Tuna nets high price at final auction
It’s among the biggest of Japan’s many New Year holiday rituals: Early on Tuesday, a huge, glistening tuna was auctioned for about 14 million Japanese yen ($118,000) at Tokyo’s 80-year-old Tsukiji market. Next year, if all goes as planned, the tradition won’t be quite the same.
The world’s biggest and most famous fish and seafood market was due to move in November to a massive complex further south in Tokyo Bay, making way for redevelopment of the prime slice of downtown real estate.
The closure of the Tsukiji market will punctuate the end of the postwar era for many of the mom-and-pop shops just outside the main market that peddle a cornucopia of sea-related products, from dried squid and seaweed to whale bacon and caviar.

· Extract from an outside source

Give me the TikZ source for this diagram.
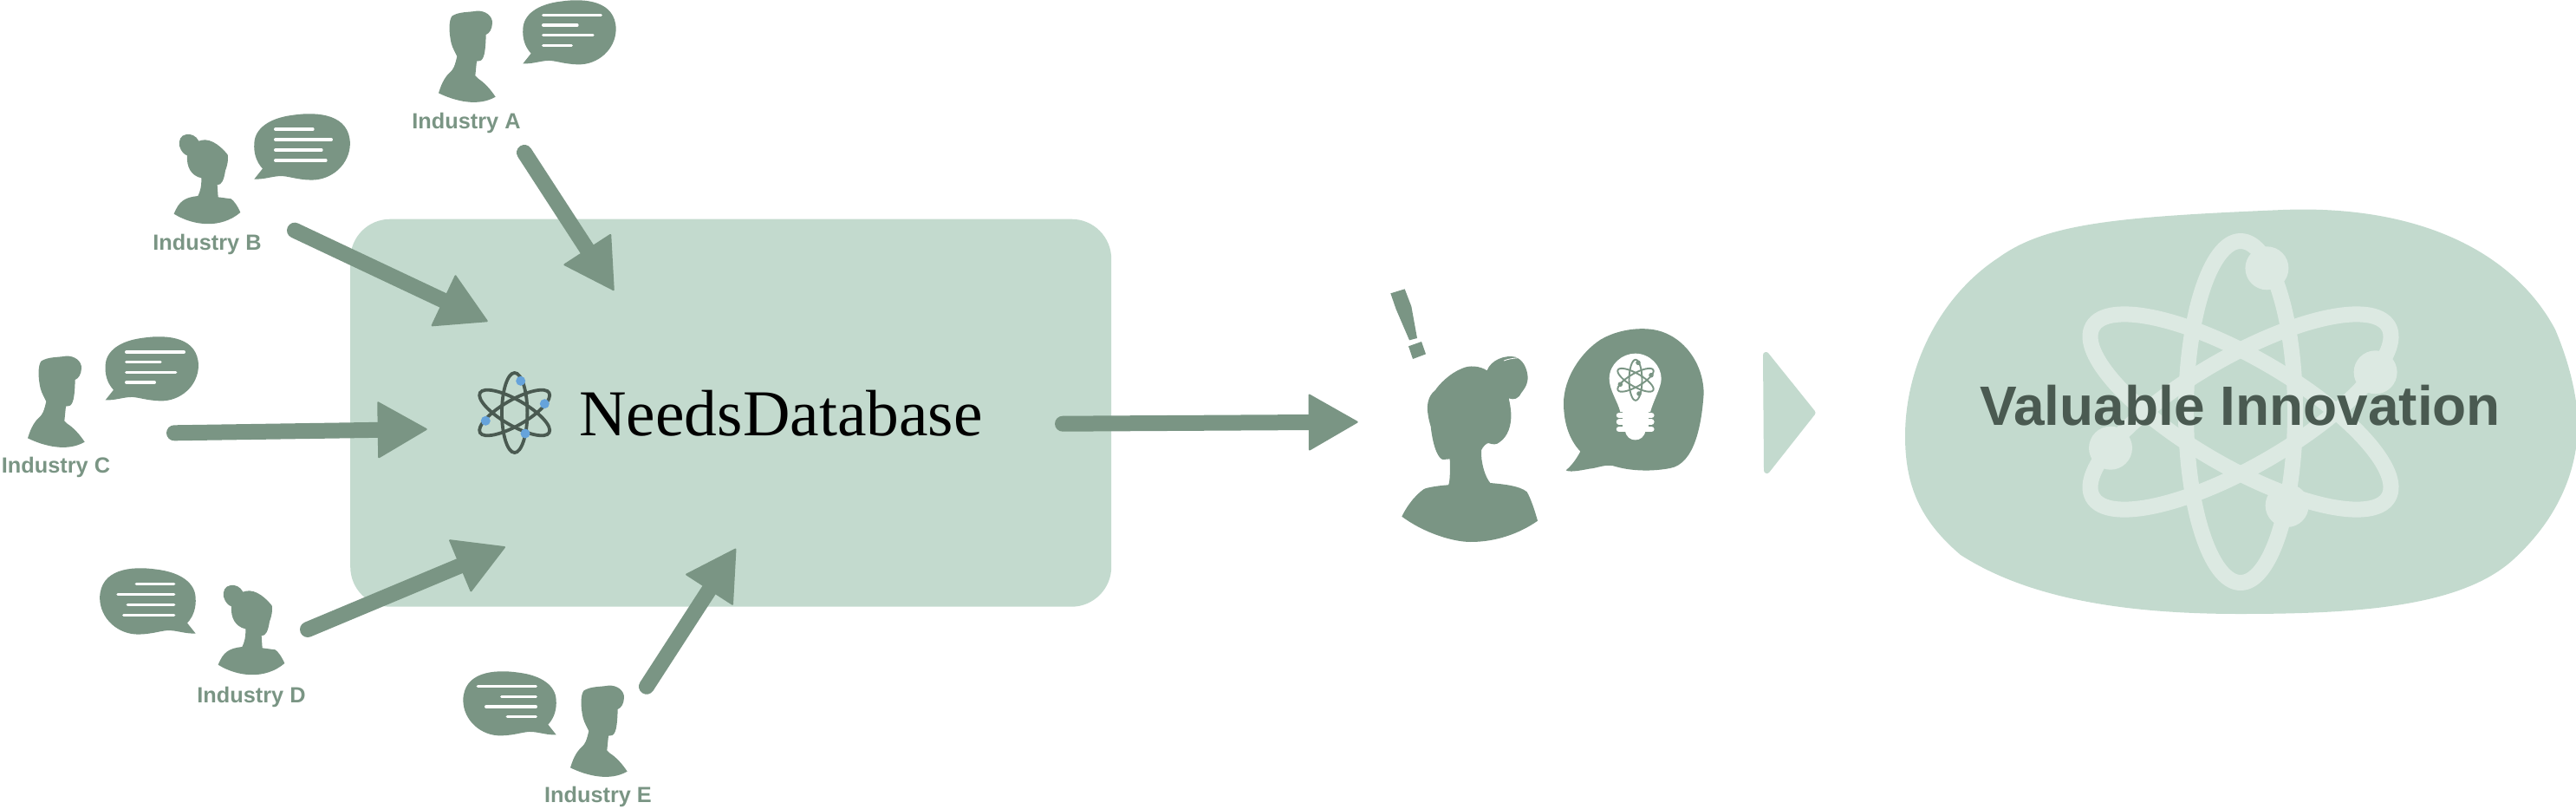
\documentclass[tikz,border=0pt]{standalone}
\usepackage{fontspec}
\setmainfont{Liberation Serif}
\newfontfamily\labfont{Liberation Sans}
\usetikzlibrary{arrows.meta}
\definecolor{sil}{HTML}{7A9584}
\definecolor{pale}{HTML}{C3DACE}
\definecolor{paler}{HTML}{DCE9E2}
\definecolor{ink}{HTML}{4A5A51}
\definecolor{elec}{HTML}{66A3DB}
\tikzset{
  arrowline/.style={draw=sil,line width=18pt,line cap=round,
    -{Triangle[length=58pt,width=66pt,line width=2pt,round,fill=sil]}},
  tl/.style={draw=white,line width=3.3pt,line cap=round},
  lab/.style={text=sil,anchor=base,inner sep=0pt,font=\labfont\bfseries\fontsize{25.3}{30}\selectfont},
  man/.pic={\fill[sil,scale=1/3] (168,322) .. controls (225,350) and (305,370) .. (365,335)
    .. controls (345,305) and (325,285) .. (305,272) -- (295,262) -- (300,212)
    .. controls (320,213) and (330,205) .. (332,120)
    .. controls (345,115) and (353,100) .. (354,80)
    .. controls (355,55) and (330,36) .. (300,38)
    .. controls (270,43) and (240,40) .. (215,55)
    .. controls (203,70) and (203,110) .. (212,150)
    .. controls (218,170) and (225,180) .. (232,195)
    .. controls (225,225) and (220,240) .. (208,250)
    .. controls (185,270) and (175,300) .. (168,322) -- cycle;},
  woman/.pic={\fill[sil,scale=1/3] (122,380) .. controls (190,422) and (285,432) .. (352,375)
    .. controls (342,352) and (330,335) .. (320,328) -- (275,322) -- (272,280)
    .. controls (288,280) and (295,262) .. (300,230)
    .. controls (310,205) and (310,185) .. (308,175)
    .. controls (275,135) and (240,115) .. (208,128)
    .. controls (200,110) and (180,102) .. (165,105)
    .. controls (145,108) and (138,125) .. (141,145)
    .. controls (147,165) and (158,175) .. (168,178)
    .. controls (165,215) and (180,248) .. (217,256)
    .. controls (218,285) and (212,305) .. (205,318)
    .. controls (160,323) and (140,335) .. (122,380) -- cycle;},
  bubble/.pic={\fill[sil,scale=1/3] (460,220) -- (488,185)
    .. controls (465,160) and (458,130) .. (460,100)
    .. controls (462,50) and (510,15) .. (590,5)
    .. controls (680,-8) and (780,5) .. (782,100)
    .. controls (782,170) and (720,225) .. (650,223)
    .. controls (600,222) and (570,208) .. (545,210)
    .. controls (520,211) and (490,222) .. (460,220) -- cycle;},
  thinker/.pic={
    \begin{scope}[scale=1/3]
    \fill[sil] (112,857) .. controls (190,915) and (290,945) .. (350,945)
      .. controls (440,945) and (520,915) .. (582,872)
      .. controls (565,810) and (550,780) .. (545,772)
      .. controls (520,750) and (460,745) .. (418,741)
      .. controls (400,720) and (385,670) .. (387,628)
      .. controls (392,615) and (405,603) .. (412,603)
      .. controls (425,608) and (440,610) .. (450,600)
      .. controls (480,580) and (492,540) .. (490,500)
      .. controls (488,470) and (482,450) .. (482,448)
      .. controls (500,455) and (515,450) .. (525,430)
      .. controls (545,405) and (548,390) .. (548,375)
      .. controls (545,340) and (530,315) .. (505,305)
      .. controls (470,297) and (420,315) .. (407,352)
      .. controls (380,335) and (345,333) .. (320,345)
      .. controls (280,360) and (240,400) .. (228,420)
      .. controls (200,440) and (198,480) .. (202,500)
      .. controls (205,525) and (212,545) .. (212,545)
      .. controls (220,620) and (240,660) .. (255,660)
      -- (278,658) .. controls (280,700) and (278,748) .. (272,748)
      .. controls (240,750) and (195,757) .. (187,763)
      .. controls (150,790) and (125,830) .. (112,857) -- cycle;
    \draw[white,line width=.8pt] (465,318) .. controls (480,312) and (495,310) .. (515,308);
    \fill[sil] (73,85) -- (122,70) -- (145,130) -- (165,240) -- (138,247) -- (92,140) -- cycle;
    \fill[sil] (135,268) -- (180,252) -- (195,295) -- (150,312) -- cycle;
    \fill[sil] (680,697) .. controls (700,680) and (715,660) .. (730,632)
      .. controls (690,590) and (672,530) .. (672,465)
      .. controls (672,380) and (730,290) .. (800,245)
      .. controls (860,210) and (930,203) .. (980,210)
      .. controls (1080,225) and (1155,320) .. (1157,430)
      .. controls (1150,540) and (1125,675) .. (1040,690)
      .. controls (960,705) and (890,695) .. (855,685)
      .. controls (820,672) and (790,690) .. (760,692)
      .. controls (720,700) and (690,704) .. (680,697) -- cycle;
    \fill[white] (868,495) .. controls (860,460) and (830,420) .. (830,380)
      .. controls (830,330) and (875,293) .. (920,293)
      .. controls (970,293) and (1010,335) .. (1010,380)
      .. controls (1010,410) and (985,450) .. (972,495) -- cycle;
    \fill[white] (875,490) rectangle (965,565);
    \fill[white] (885,560) .. controls (890,603) and (950,603) .. (955,560) -- cycle;
    \draw[white,line width=6.5pt,line cap=round] (864,507) -- (976,507) (864,530) -- (976,530) (864,555) -- (976,555);
    \end{scope}
  },
}
\newcommand{\atomrings}[5]{% x y a b width
  \begin{scope}[shift={(#1,#2)}]
    \foreach \r in {90,30,-30}
      \draw[line width=#5pt,rotate=\r] (0,0) ellipse [x radius=#3pt,y radius=#4pt];
  \end{scope}}
\begin{document}
\begin{tikzpicture}[x=1pt,y=-1pt]
\useasboundingbox (0,0) rectangle (2972,932);

% database panel
\node[fill=pale,rounded corners=46pt,minimum width=878pt,minimum height=447pt,inner sep=0pt,anchor=north west] (db) at (404,252.5) {};
\begin{scope}[draw=ink]
  \atomrings{593.7}{476}{46}{14.7}{3.8}
\end{scope}
\fill[elec] (600.7,439.3) circle [radius=5.5pt] (628.3,465.7) circle [radius=5.5pt]
  (560.3,485.3) circle [radius=5.5pt] (606,500) circle [radius=5.5pt];
\node[anchor=base,inner sep=0pt,font=\fontsize{75.5}{80}\selectfont,text=black] (needs) at (901,502.7) {NeedsDatabase};

% people and speech
\pic (manA) at (450,0) {man};
\pic (bubA) at (450,0) {bubble};
\draw[tl] (626.7,17.3) -- (693.3,17.3) (626.7,29) -- (666,29) (626.7,40.7) -- (684,40.7) (626.7,52.3) -- (659.3,52.3);
\node[lab] (labA) at (538,148) {Industry A};

\pic (womB) at (160,120) {woman};
\pic[xscale=1.03,yscale=1.03] (bubB) at (135.4,131) {bubble};
\draw[tl] (317.7,149) -- (361,149) (317.7,161) -- (382.3,161) (317.7,173) -- (371,173) (317.7,185) -- (376,185);
\node[lab] (labB) at (239,288.7) {Industry B};

\pic (manC) at (-24,398) {man};
\pic (bubC) at (-31.7,388) {bubble};
\draw[tl] (145.7,406) -- (212.3,406) (145.7,417.7) -- (185,417.7) (145.7,429.3) -- (202.7,429.3) (145.7,441) -- (178.3,441);
\node[lab] (labC) at (64.5,545.7) {Industry C};

\pic (womD) at (211,640) {woman};
\pic[xscale=-1.03,yscale=1.03] (bubD) at (383.6,655) {bubble};
\draw[tl] (157.3,673.3) -- (200.7,673.3) (136,685.3) -- (200.7,685.3) (147.3,697.3) -- (200.7,697.3) (142.7,709.3) -- (200.7,709.3);
\node[lab] (labD) at (290,810) {Industry D};

\pic (manE) at (602,778) {man};
\pic[xscale=-1] (bubE) at (795,774) {bubble};
\draw[tl] (551.3,791.7) -- (618.3,791.7) (578.7,803.3) -- (618.3,803.3) (560.7,815) -- (618.3,815) (585.3,826.7) -- (618.3,826.7);
\node[lab] (labE) at (690,925) {Industry E};

% arrows
\coordinate (aS) at (605,176);   \coordinate (aT) at (708.3,335);
\coordinate (bS) at (340,265.7); \coordinate (bT) at (562.7,370.7);
\coordinate (cS) at (201,499.3); \coordinate (cT) at (492.7,495);
\coordinate (dS) at (355,726);   \coordinate (dT) at (582.9,630.7);
\coordinate (eS) at (746,791.7); \coordinate (eT) at (849,632.7);
\coordinate (mS) at (1226,488.7);\coordinate (mT) at (1566.7,486.7);
\draw[arrowline] (aS) -- (aT);
\draw[arrowline] (bS) -- (bT);
\draw[arrowline] (cS) -- (cT);
\draw[arrowline] (dS) -- (dT);
\draw[arrowline] (eS) -- (eT);
\draw[arrowline] (mS) -- (mT);

% thinker with idea
\pic (idea) at (1580,310) {thinker};
\begin{scope}[draw=sil]
  \atomrings{1887}{438.3}{23.5}{7.5}{1.9}
\end{scope}
\fill[sil] (1890,418.3) circle [radius=2.8pt] (1905,432.7) circle [radius=2.8pt]
  (1869.3,443.3) circle [radius=2.8pt] (1891,454) circle [radius=2.8pt];

% triangle
\filldraw[pale,line width=7pt,line join=round] (2037.5,409.5) -- (2091,476) -- (2038.5,542.5) -- cycle;

% innovation blob
\fill[pale] (2198,503) .. controls (2198,420) and (2240,340) .. (2306,297)
  .. controls (2360,258) and (2440,250) .. (2634,242)
  .. controls (2790,236) and (2900,290) .. (2948,380)
  .. controls (2965,420) and (2974,460) .. (2974,490)
  .. controls (2974,530) and (2960,590) .. (2900,645)
  .. controls (2840,700) and (2720,708) .. (2584,708)
  .. controls (2450,708) and (2340,690) .. (2262,640)
  .. controls (2215,600) and (2198,560) .. (2198,503) -- cycle;
\begin{scope}[draw=paler]
  \atomrings{2585}{475}{197}{63}{18}
\end{scope}
\fill[paler] (2615.4,309.3) circle [radius=25pt] (2740.6,429.3) circle [radius=25pt]
  (2435,516.7) circle [radius=25pt] (2638.6,583) circle [radius=25pt];
\node[anchor=base,inner sep=0pt,text=ink,font=\labfont\bfseries\fontsize{64}{70}\selectfont] (value) at (2584.5,490.7) {Valuable Innovation};
\end{tikzpicture}
\end{document}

The auction is typical of Japan’s penchant for fresh starts at the beginning of the year—the first visit of the year to a shrine and the first dream of the year are other important firsts — and it’s meant to set an auspicious precedent for the 12 months to come.
Sushi restaurateur Kiyoshi Kimura has prevailed in most of the recent new year auctions, and he did so again this year in the bidding for a 200kilogram tuna.
In 2013, a bidding war drove his record winning bid to 154.4 million yen for a 222-kg fish.
Japanese eat about 80 percent of all bluefin tuna caught worldwide, and stocks of all three bluefin species — the Pacific, Southern and Atlantic — have fallen over the past 15 years amid overfishing.
But while the new year and daily tuna auctions are Tsukiji’s best-known events, the market is about much more than just tuna.
On a recent year-end day, shop owners in rubber boots and aprons were rushing to clean up and sell off the last of their inventory, as the last few hundred shoppers milled around hunting for bargains.
Some shops outside the market have been razed and a new building that will house a smaller “outer market” is under construction. Conceptual drawings from the Tokyo city government show the 23-hectare market site that fronts the Sumida River’s outlet into Tokyo Bay being transformed into an open waterfront park surrounded by greenery.
“We are contributing with all our efforts to the revitalizationof our historic Tsukiji ,” said a banner emblazoned with the logos of the architect and other contractors hanging from scaffolding of the new building.